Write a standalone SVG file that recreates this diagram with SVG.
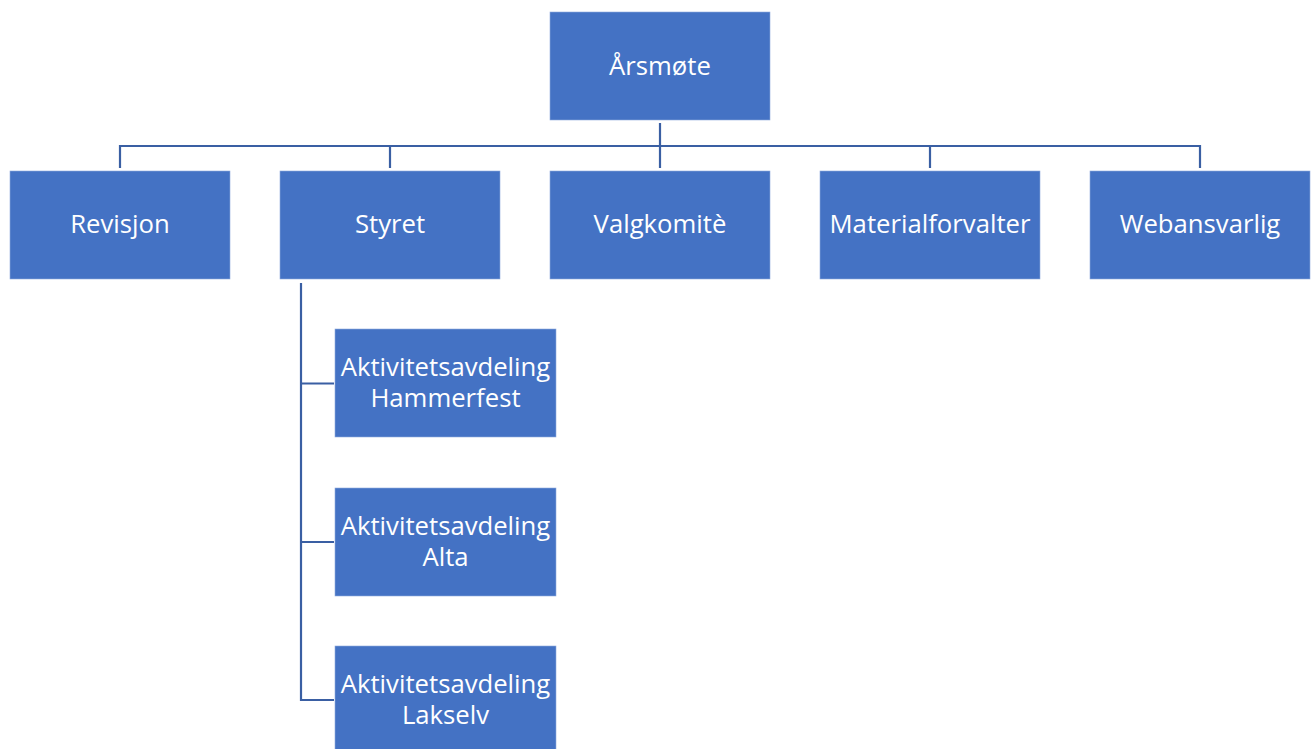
<svg xmlns="http://www.w3.org/2000/svg" width="1315" height="749" viewBox="0 0 1315 749">
<style>
.box{fill:#4472C4;stroke:#8FAADC;stroke-width:0.6}
.lbl{font-family:"Open Sans","Liberation Sans",sans-serif;font-size:25.7px;fill:#FFFFFF;text-anchor:middle}
.con{fill:none;stroke:#3A5FA3;stroke-width:2.2}
</style>
<rect width="1315" height="749" fill="#FFFFFF"/>
<g id="connectors">
<path class="con" d="M660,123 V168"/>
<path class="con" d="M120,168 V146 H1200 V168"/>
<path class="con" d="M390,146 V168"/>
<path class="con" d="M930,146 V168"/>
<path class="con" d="M301,283 V700 H334"/>
<path class="con" d="M301,383.5 H334"/>
<path class="con" d="M301,542 H334"/>
</g>
<g id="aarsmote"><rect class="box" x="550" y="12" width="220" height="108"/><text class="lbl" x="660" y="75">Årsmøte</text></g>
<g id="revisjon"><rect class="box" x="10" y="171" width="220" height="108"/><text class="lbl" x="120" y="233">Revisjon</text></g>
<g id="styret"><rect class="box" x="280" y="171" width="220" height="108"/><text class="lbl" x="390" y="233">Styret</text></g>
<g id="valgkomite"><rect class="box" x="550" y="171" width="220" height="108"/><text class="lbl" x="660" y="233">Valgkomitè</text></g>
<g id="materialforvalter"><rect class="box" x="820" y="171" width="220" height="108"/><text class="lbl" x="930" y="233">Materialforvalter</text></g>
<g id="webansvarlig"><rect class="box" x="1090" y="171" width="220" height="108"/><text class="lbl" x="1200" y="233">Webansvarlig</text></g>
<g id="hammerfest"><rect class="box" x="335" y="329" width="221" height="108"/><text class="lbl" x="445.5" y="376">Aktivitetsavdeling</text><text class="lbl" x="445.5" y="407">Hammerfest</text></g>
<g id="alta"><rect class="box" x="335" y="488" width="221" height="108"/><text class="lbl" x="445.5" y="535">Aktivitetsavdeling</text><text class="lbl" x="445.5" y="566">Alta</text></g>
<g id="lakselv"><rect class="box" x="335" y="646" width="221" height="108"/><text class="lbl" x="445.5" y="693">Aktivitetsavdeling</text><text class="lbl" x="445.5" y="724">Lakselv</text></g>
</svg>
※ ※ ※
[Your task]: Transcribe the listing above verbatim. Omit the pictures.

[Solution]:
Write a standalone SVG file that recreates this diagram with SVG.
<svg xmlns="http://www.w3.org/2000/svg" width="1315" height="749" viewBox="0 0 1315 749">
<style>
.box{fill:#4472C4;stroke:#8FAADC;stroke-width:0.6}
.lbl{font-family:"Open Sans","Liberation Sans",sans-serif;font-size:25.7px;fill:#FFFFFF;text-anchor:middle}
.con{fill:none;stroke:#3A5FA3;stroke-width:2.2}
</style>
<rect width="1315" height="749" fill="#FFFFFF"/>
<g id="connectors">
<path class="con" d="M660,123 V168"/>
<path class="con" d="M120,168 V146 H1200 V168"/>
<path class="con" d="M390,146 V168"/>
<path class="con" d="M930,146 V168"/>
<path class="con" d="M301,283 V700 H334"/>
<path class="con" d="M301,383.5 H334"/>
<path class="con" d="M301,542 H334"/>
</g>
<g id="aarsmote"><rect class="box" x="550" y="12" width="220" height="108"/><text class="lbl" x="660" y="75">Årsmøte</text></g>
<g id="revisjon"><rect class="box" x="10" y="171" width="220" height="108"/><text class="lbl" x="120" y="233">Revisjon</text></g>
<g id="styret"><rect class="box" x="280" y="171" width="220" height="108"/><text class="lbl" x="390" y="233">Styret</text></g>
<g id="valgkomite"><rect class="box" x="550" y="171" width="220" height="108"/><text class="lbl" x="660" y="233">Valgkomitè</text></g>
<g id="materialforvalter"><rect class="box" x="820" y="171" width="220" height="108"/><text class="lbl" x="930" y="233">Materialforvalter</text></g>
<g id="webansvarlig"><rect class="box" x="1090" y="171" width="220" height="108"/><text class="lbl" x="1200" y="233">Webansvarlig</text></g>
<g id="hammerfest"><rect class="box" x="335" y="329" width="221" height="108"/><text class="lbl" x="445.5" y="376">Aktivitetsavdeling</text><text class="lbl" x="445.5" y="407">Hammerfest</text></g>
<g id="alta"><rect class="box" x="335" y="488" width="221" height="108"/><text class="lbl" x="445.5" y="535">Aktivitetsavdeling</text><text class="lbl" x="445.5" y="566">Alta</text></g>
<g id="lakselv"><rect class="box" x="335" y="646" width="221" height="108"/><text class="lbl" x="445.5" y="693">Aktivitetsavdeling</text><text class="lbl" x="445.5" y="724">Lakselv</text></g>
</svg>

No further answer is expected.